• [Exercise materials]
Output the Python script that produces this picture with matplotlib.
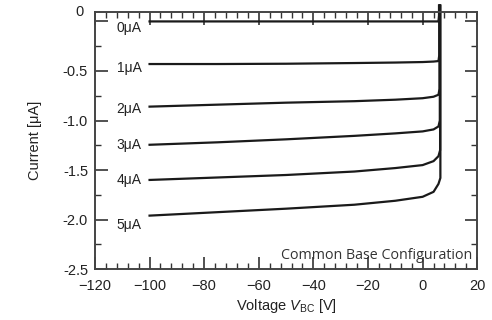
import matplotlib
matplotlib.use('Agg')
import matplotlib.pyplot as plt
from matplotlib.ticker import MultipleLocator

plt.rcParams['font.family'] = ['Liberation Sans', 'DejaVu Sans']
plt.rcParams['mathtext.fontset'] = 'custom'
plt.rcParams['mathtext.rm'] = 'Liberation Sans'
plt.rcParams['mathtext.it'] = 'Liberation Sans:italic'

# voltage points (V) and collector current for each emitter current (uA)
voltage = [-100, -75, -50, -25, -10, 0, 4, 5.8]
i0 = [0.0, 0.0, 0.0, 0.0, 0.0, 0.0, 0.0, 0.0]
i1 = [-0.43, -0.43, -0.427, -0.42, -0.415, -0.41, -0.405, -0.40]
i2 = [-0.86, -0.84, -0.82, -0.805, -0.79, -0.775, -0.76, -0.74]
i3 = [-1.245, -1.22, -1.19, -1.155, -1.13, -1.11, -1.09, -1.06]
i4 = [-1.60, -1.575, -1.55, -1.515, -1.48, -1.45, -1.41, -1.36]
i5 = [-1.96, -1.925, -1.89, -1.85, -1.81, -1.77, -1.72, -1.64]
curves = [i0, i1, i2, i3, i4, i5]
# breakdown voltage where each curve turns vertical
knee_v = [6.0, 6.1, 6.2, 6.3, 6.4, 6.5]
top_i = 0.16
labels = ['0\u03bcA', '1\u03bcA', '2\u03bcA', '3\u03bcA', '4\u03bcA', '5\u03bcA']
label_dy = [-0.065, -0.04, -0.02, 0.0, 0.0, -0.09]

xticks = [-120, -100, -80, -60, -40, -20, 0, 20]
yticks = [-2.5, -2.0, -1.5, -1.0, -0.5, 0]
ytick_labels = ['-2.5', '-2.0', '-1.5', '-1.0', '-0.5', '']

fig = plt.figure(figsize=(4.92, 3.2), dpi=100)
ax = fig.add_axes([0.193, 0.159, 0.777, 0.805])

for cur, kv, lab, dy in zip(curves, knee_v, labels, label_dy):
    xs = voltage + [kv, kv]
    ys = cur + [cur[-1] + 0.06, top_i]
    ax.plot(xs, ys, color='#1a1a1a', lw=1.6, clip_on=False,
            solid_joinstyle='round')
    ax.text(-103, cur[0] + dy, lab, ha='right', va='center', fontsize=10,
            color='#222222')

ax.set_xlim(-120, 20)
ax.set_ylim(-2.5, 0.1)
ax.set_xticks(xticks)
ax.set_yticks(yticks)
ax.set_yticklabels(ytick_labels)
ax.xaxis.set_minor_locator(MultipleLocator(4))
ax.yaxis.set_minor_locator(MultipleLocator(0.25))
ax.tick_params(which='both', direction='in', top=True, right=True,
               labelsize=10.5, colors='#333333', labelcolor='#222222')
ax.tick_params(which='major', length=9, width=1.2, pad=5)
ax.tick_params(which='minor', length=4, width=1.0)
ax.tick_params(axis='x', which='major', pad=7)
for s in ax.spines.values():
    s.set_linewidth(1.4)
    s.set_color('#444444')

# the original prints its "0" at the top edge of the frame
ax.text(-0.03, 1.0, '0', transform=ax.transAxes, ha='right', va='center',
        fontsize=10.5, color='#222222')

ax.set_ylabel('Current [\u03bcA]', fontsize=10.5, labelpad=15, color='#222222')
ax.set_xlabel('Voltage $V_{\\mathrm{BC}}$ [V]', fontsize=10.5, labelpad=3,
              color='#222222')

ax.text(0.988, 0.022, 'Common Base Configuration', transform=ax.transAxes,
        ha='right', va='bottom', fontsize=10.3, family='Open Sans',
        color='#333333')

fig.savefig('out.png', dpi=100)
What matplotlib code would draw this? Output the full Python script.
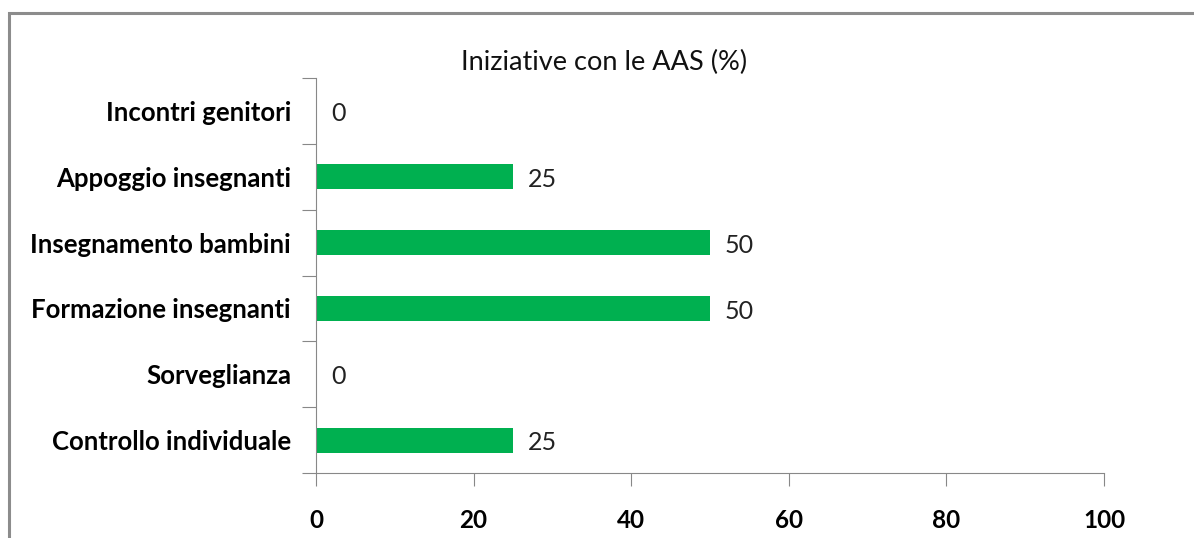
import matplotlib.pyplot as plt
from matplotlib.patches import Rectangle

# dati
categorie = ['Controllo individuale', 'Sorveglianza', 'Formazione insegnanti',
             'Insegnamento bambini', 'Appoggio insegnanti', 'Incontri genitori']
valori = [25, 0, 50, 50, 25, 0]
xticks = [0, 20, 40, 60, 80, 100]

plt.rcParams['font.family'] = ['Lato', 'DejaVu Sans']

fig = plt.figure(figsize=(11.94, 5.38), dpi=100)
ax = fig.add_axes([316 / 1194, 1 - 473 / 538, (1104 - 316) / 1194, (473 - 78) / 538])

pos = list(range(len(categorie)))
ax.barh(pos, valori, height=0.38, color='#00B050')

for p, v in zip(pos, valori):
    ax.text(v + 1.9, p - 0.04, str(v), va='center', ha='left', fontsize=18, color='#222222')

ax.set_xlim(0, 100)
ax.set_ylim(-0.5, len(categorie) - 0.5)
ax.set_xticks(xticks)
ax.set_xticklabels([str(t) for t in xticks], fontsize=17.5, fontweight='bold')

# tick sui bordi delle categorie, etichette al centro
ax.set_yticks([p - 0.5 for p in pos] + [len(categorie) - 0.5])
ax.set_yticklabels([])
ax.set_yticks(pos, minor=True)
ax.set_yticklabels(categorie, minor=True, fontsize=18.5, fontweight='bold')
ax.tick_params(axis='y', which='minor', length=0, pad=18)
ax.tick_params(axis='y', which='major', length=10, color='#888888', direction='out')
ax.tick_params(axis='x', length=9, color='#888888', pad=17)

for s in ['top', 'right']:
    ax.spines[s].set_visible(False)
ax.spines['left'].set_color('#888888')
ax.spines['bottom'].set_color('#888888')

fig.text(604 / 1194, 1 - 62 / 538, 'Iniziative con le AAS (%)', ha='center', va='center',
         fontsize=19.5, color='#111111')

# cornice del grafico
fig.patches.append(Rectangle((9 / 1194, -0.1), 1.2, 1 - 13 / 538 + 0.1,
                             transform=fig.transFigure, fill=False,
                             edgecolor='#8c8c8c', linewidth=2.2))

fig.savefig('out.png', dpi=100)
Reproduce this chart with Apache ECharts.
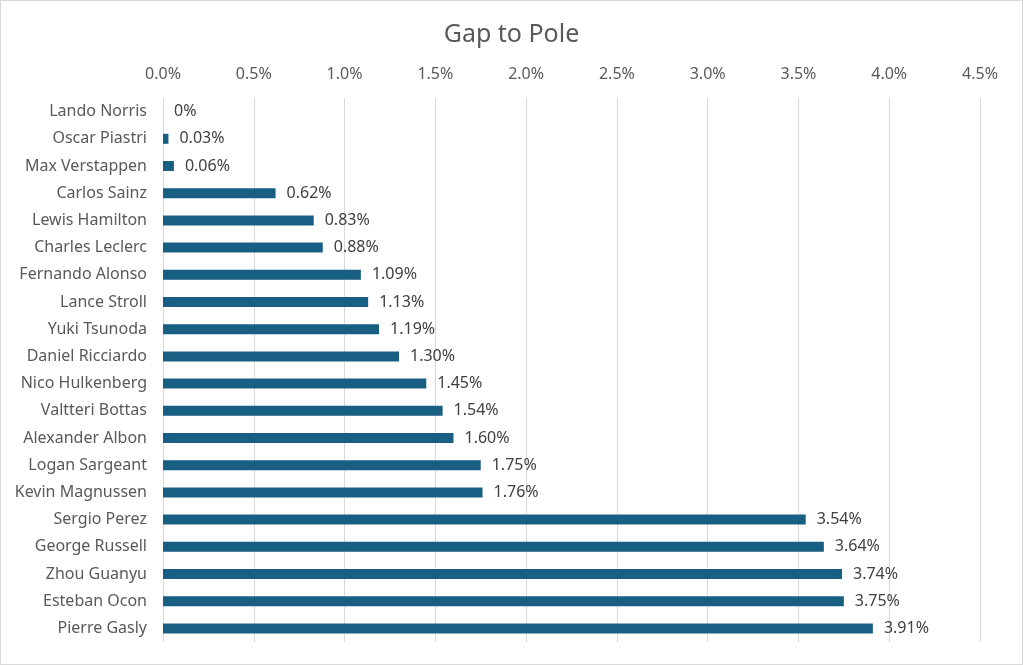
<!DOCTYPE html>
<html>
<head>
<meta charset="utf-8">
<script src="https://cdn.jsdelivr.net/npm/echarts@6/dist/echarts.min.js"></script>
<style>
html,body{margin:0;padding:0;background:#fff;}
#c{width:1023px;height:665px;box-sizing:border-box;border:1px solid #d9d9d9;}
</style>
</head>
<body>
<div id="c"></div>
<script>
const drivers = ["Lando Norris","Oscar Piastri","Max Verstappen","Carlos Sainz","Lewis Hamilton","Charles Leclerc","Fernando Alonso","Lance Stroll","Yuki Tsunoda","Daniel Ricciardo","Nico Hulkenberg","Valtteri Bottas","Alexander Albon","Logan Sargeant","Kevin Magnussen","Sergio Perez","George Russell","Zhou Guanyu","Esteban Ocon","Pierre Gasly"];
const gapPct = [0,0.03,0.06,0.62,0.83,0.88,1.09,1.13,1.19,1.30,1.45,1.54,1.60,1.75,1.76,3.54,3.64,3.74,3.75,3.91];
const axisTicks = [0,0.5,1.0,1.5,2.0,2.5,3.0,3.5,4.0,4.5];

const chart = echarts.init(document.getElementById('c'));
const font = 'Noto Sans';
chart.setOption({
  animation:false,
  title:{text:'Gap to Pole',left:'center',top:16,textStyle:{fontFamily:font,fontSize:25,fontWeight:'normal',color:'#595959'}},
  grid:{left:162,right:42,top:97,bottom:22,containLabel:false},
  xAxis:{type:'value',position:'top',min:axisTicks[0],max:axisTicks[axisTicks.length-1],interval:0.5,
    axisLine:{show:false},axisTick:{show:false},
    axisLabel:{fontFamily:font,fontSize:16,color:'#595959',margin:16,formatter:v=>v.toFixed(1)+'%'},
    splitLine:{show:true,lineStyle:{color:'#d9d9d9',width:1}}},
  yAxis:{type:'category',data:drivers,inverse:true,
    axisLine:{show:false},axisTick:{show:false},
    axisLabel:{fontFamily:font,fontSize:16,color:'#595959',margin:16}},
  series:[{type:'bar',data:gapPct,barWidth:10,
    itemStyle:{color:'#195e83'},
    label:{show:true,position:'right',distance:11,fontFamily:font,fontSize:16,color:'#404040',
      formatter:p=>p.value===0?'0%':p.value.toFixed(2)+'%'}}]
});
</script>
</body>
</html>
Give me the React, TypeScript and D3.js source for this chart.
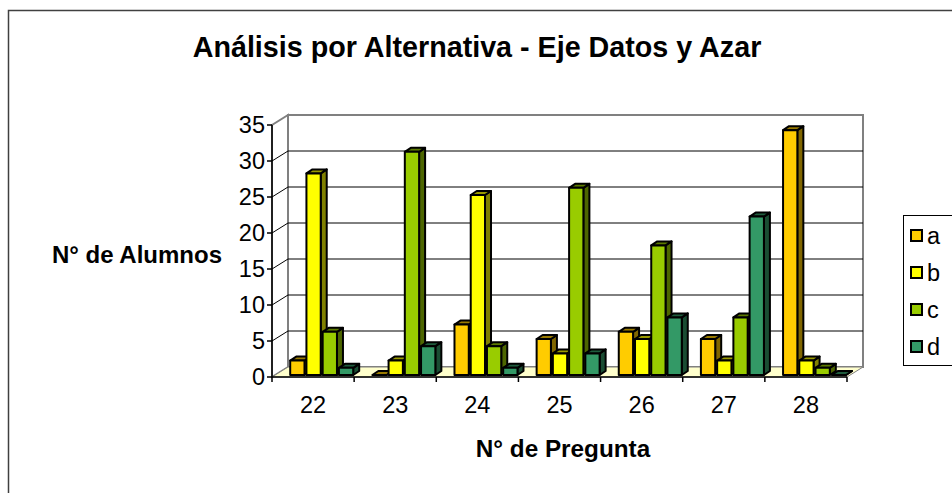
import React from "react";
import * as d3 from "d3";

const categories = ["22", "23", "24", "25", "26", "27", "28"];
const seriesNames = ["a", "b", "c", "d"];
const seriesA = [2, 0, 7, 5, 6, 5, 34];
const seriesB = [28, 2, 25, 3, 5, 2, 2];
const seriesC = [6, 31, 4, 26, 18, 8, 1];
const seriesD = [1, 4, 1, 3, 8, 22, 0];
const yTicks = [0, 5, 10, 15, 20, 25, 30, 35];
const colors = ["#FFCC00", "#FFFF00", "#99CC00", "#339966"];

const W = 952;
const H = 493;
const FONT = "'Liberation Sans', Arial, sans-serif";

export default function App() {
  const series = [seriesA, seriesB, seriesC, seriesD];
  const x0 = 272;
  const x1 = 847;
  const yFloor = 377;
  const DX = 16;
  const DY = -10;
  const y = d3.scaleLinear().domain([0, 35]).range([yFloor, yFloor - 252]);
  const xCat = d3.scaleBand<string>().domain(categories).range([x0, x1]).padding(0);
  const xSer = d3.scaleBand<string>().domain(seriesNames).range([15, 78]).paddingInner(0.12);
  const barShiftX = 3.2;
  const barShiftY = -2;
  const bdx = 6;
  const bdy = -4;

  const shade = (c: string, k: number) => {
    const col = d3.rgb(c);
    return d3.rgb(col.r * k, col.g * k, col.b * k).formatHex();
  };

  const bars: React.ReactNode[] = [];
  categories.forEach((cat, ci) => {
    seriesNames.forEach((s, si) => {
      const v = series[si][ci];
      const xl = (xCat(cat) as number) + barShiftX + (xSer(s) as number);
      const w = xSer.bandwidth();
      const yb = y(0) + barShiftY;
      const yt = y(v) + barShiftY;
      const c = colors[si];
      const front = `M${xl},${yb}L${xl},${yt}L${xl + w},${yt}L${xl + w},${yb}Z`;
      const side = `M${xl + w},${yb}L${xl + w},${yt}L${xl + w + bdx},${yt + bdy}L${xl + w + bdx},${yb + bdy}Z`;
      const top = `M${xl},${yt}L${xl + bdx},${yt + bdy}L${xl + w + bdx},${yt + bdy}L${xl + w},${yt}Z`;
      bars.push(
        <g key={`${ci}-${si}`} stroke="#000" strokeWidth={2} strokeLinejoin="round">
          <path d={side} fill={shade(c, 0.5)} />
          <path d={top} fill={shade(c, 0.6)} />
          {v > 0 && <path d={front} fill={c} />}
        </g>
      );
    });
  });

  return (
    <svg width={W} height={H} style={{ position: "absolute", left: 0, top: 0, background: "#fff" }}>
      <rect x={8.5} y={10.5} width={1000} height={1000} fill="#fff" stroke="#404040" strokeWidth={1.5} />
      <text x={477} y={57} textAnchor="middle" fontFamily={FONT} fontWeight="bold" fontSize={28.7}>
        Análisis por Alternativa - Eje Datos y Azar
      </text>

      {/* walls */}
      <polygon
        points={`${x0},${y(0)} ${x0},${y(35)} ${x0 + DX},${y(35) + DY} ${x0 + DX},${y(0) + DY}`}
        fill="#fff"
        stroke="#808080"
        strokeWidth={2}
      />
      <rect
        x={x0 + DX}
        y={y(35) + DY}
        width={x1 - x0}
        height={y(0) - y(35)}
        fill="#fff"
        stroke="#808080"
        strokeWidth={2}
      />
      <polygon
        points={`${x0},${y(0)} ${x1},${y(0)} ${x1 + DX},${y(0) + DY} ${x0 + DX},${y(0) + DY}`}
        fill="#FFFFCC"
        stroke="#808080"
        strokeWidth={1}
      />
      {yTicks.filter((t) => t > 0 && t < 35).map((t) => (
        <g key={t} stroke="#000" strokeWidth={1}>
          <line x1={x0} y1={y(t)} x2={x0 + DX} y2={y(t) + DY} />
          <line x1={x0 + DX} y1={y(t) + DY} x2={x1 + DX} y2={y(t) + DY} />
        </g>
      ))}

      {bars}

      {/* axes */}
      <line x1={x0} y1={y(0)} x2={x0} y2={y(35)} stroke="#000" strokeWidth={1.5} />
      <line x1={x0} y1={y(0)} x2={x1} y2={y(0)} stroke="#000" strokeWidth={1.5} />
      {yTicks.map((t) => (
        <g key={t}>
          <line x1={x0 - 5} y1={y(t)} x2={x0} y2={y(t)} stroke="#000" strokeWidth={1.5} />
          <text x={x0 - 7} y={y(t)} dy="0.36em" textAnchor="end" fontFamily={FONT} fontSize={23.5}>
            {t}
          </text>
        </g>
      ))}
      {categories.map((c) => (
        <g key={c}>
          <line x1={xCat(c) as number} y1={y(0)} x2={xCat(c) as number} y2={y(0) + 5} stroke="#000" strokeWidth={1.5} />
          <text
            x={(xCat(c) as number) + xCat.bandwidth() / 2}
            y={405}
            dy="0.36em"
            textAnchor="middle"
            fontFamily={FONT}
            fontSize={23.5}
          >
            {c}
          </text>
        </g>
      ))}
      <line x1={x1} y1={y(0)} x2={x1} y2={y(0) + 5} stroke="#000" strokeWidth={1.5} />

      <text x={563} y={457} textAnchor="middle" fontFamily={FONT} fontWeight="bold" fontSize={24.3}>
        N° de Pregunta
      </text>
      <text x={137} y={263} textAnchor="middle" fontFamily={FONT} fontWeight="bold" fontSize={24}>
        N° de Alumnos
      </text>

      {/* legend */}
      <rect x={903.5} y={215.5} width={100} height={150} fill="#fff" stroke="#000" strokeWidth={1} />
      {seriesNames.map((s, i) => (
        <g key={s}>
          <rect x={911} y={230 + i * 37} width={11} height={11} fill={colors[i]} stroke="#000" strokeWidth={2} />
          <text x={927} y={236 + i * 37} dy="0.36em" fontFamily={FONT} fontSize={23.5}>
            {s}
          </text>
        </g>
      ))}
    </svg>
  );
}
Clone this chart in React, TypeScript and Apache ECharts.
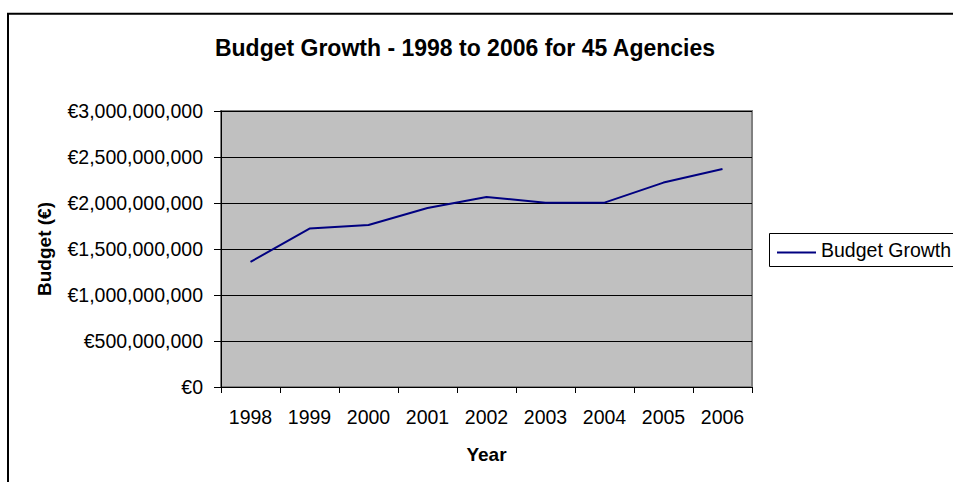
import React, { useEffect, useRef } from "react";
import * as echarts from "echarts";

const years = ["1998", "1999", "2000", "2001", "2002", "2003", "2004", "2005", "2006"];
const budgetGrowth = [
  1360000000, 1722000000, 1761000000, 1946000000, 2065000000, 2004000000, 2004000000, 2222000000, 2370000000,
];
const yTicks = { min: 0, max: 3000000000, interval: 500000000 };
const titleText = "Budget Growth - 1998 to 2006 for 45 Agencies";
const seriesName = "Budget Growth";

const FONT = "'Liberation Sans', Arial, Helvetica, sans-serif";

export default function App() {
  const ref = useRef<HTMLDivElement>(null);
  useEffect(() => {
    if (!ref.current) return;
    const chart = echarts.init(ref.current, null, { renderer: "svg" });
    chart.setOption({
      animation: false,
      backgroundColor: "#ffffff",
      textStyle: { fontFamily: FONT },
      title: {
        text: titleText,
        left: 460,
        top: 31,
        textAlign: "center",
        textStyle: { fontFamily: FONT, fontSize: 23, fontWeight: "bold", color: "#000" },
      },
      graphic: [
        {
          type: "rect",
          shape: { x: 8, y: 13.7, width: 1200, height: 1000 },
          style: { fill: "none", stroke: "#000", lineWidth: 2 },
          silent: true,
          z: 100,
        },
        {
          type: "group",
          z: 100,
          children: [
            {
              type: "rect",
              shape: { x: 769.5, y: 233.5, width: 300, height: 33 },
              style: { fill: "#fff", stroke: "#000", lineWidth: 1 },
            },
            {
              type: "line",
              shape: { x1: 777, y1: 252.5, x2: 816, y2: 252.5 },
              style: { stroke: "#000080", lineWidth: 2 },
            },
            {
              type: "text",
              x: 821,
              y: 250,
              style: {
                text: seriesName,
                fontFamily: FONT,
                fontSize: 19.5,
                fill: "#000",
                verticalAlign: "middle",
                align: "left",
              },
            },
          ],
        },
      ],
      grid: {
        left: 221,
        top: 111,
        width: 531,
        height: 276,
        show: true,
        backgroundColor: "#C0C0C0",
        borderColor: "#808080",
        borderWidth: 2,
        containLabel: false,
      },
      xAxis: {
        type: "category",
        data: years,
        boundaryGap: true,
        name: "Year",
        nameLocation: "middle",
        nameGap: 58,
        nameTextStyle: { fontFamily: FONT, fontSize: 19, fontWeight: "bold", color: "#000" },
        axisLine: { show: true, lineStyle: { color: "#000", width: 1 } },
        axisTick: { show: true, length: 6, lineStyle: { color: "#000" } },
        axisLabel: { margin: 20, fontFamily: FONT, fontSize: 19.5, color: "#000" },
        splitLine: { show: false },
      },
      yAxis: {
        type: "value",
        min: yTicks.min,
        max: yTicks.max,
        interval: yTicks.interval,
        name: "Budget (€)",
        nameLocation: "middle",
        nameGap: 167,
        nameTextStyle: { fontFamily: FONT, fontSize: 19, fontWeight: "bold", color: "#000" },
        axisLine: { show: true, lineStyle: { color: "#000", width: 1 } },
        axisTick: { show: true, length: 7, lineStyle: { color: "#000" } },
        axisLabel: {
          margin: 18,
          fontFamily: FONT,
          fontSize: 19.5,
          color: "#000",
          formatter: (v: number) => "€" + v.toLocaleString("en-US"),
        },
        splitLine: { show: true, lineStyle: { color: "#000", width: 1 } },
      },
      series: [
        {
          name: seriesName,
          type: "line",
          data: budgetGrowth,
          symbol: "none",
          lineStyle: { color: "#000080", width: 2 },
          itemStyle: { color: "#000080" },
        },
      ],
    });
    return () => chart.dispose();
  }, []);
  return (
    <div
      ref={ref}
      style={{ position: "fixed", left: 0, top: 0, width: 953, height: 482 }}
    />
  );
}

• [Task prompt] Return only the lines running from the top of the data to the line that holds "from matplotlib.ticker import MultipleLocator". Include both of those lines, but skip the pictures.

• [The output]
Output the Python script that produces this picture with matplotlib.
import matplotlib
matplotlib.use('Agg')
import matplotlib.pyplot as plt
from matplotlib.ticker import MultipleLocator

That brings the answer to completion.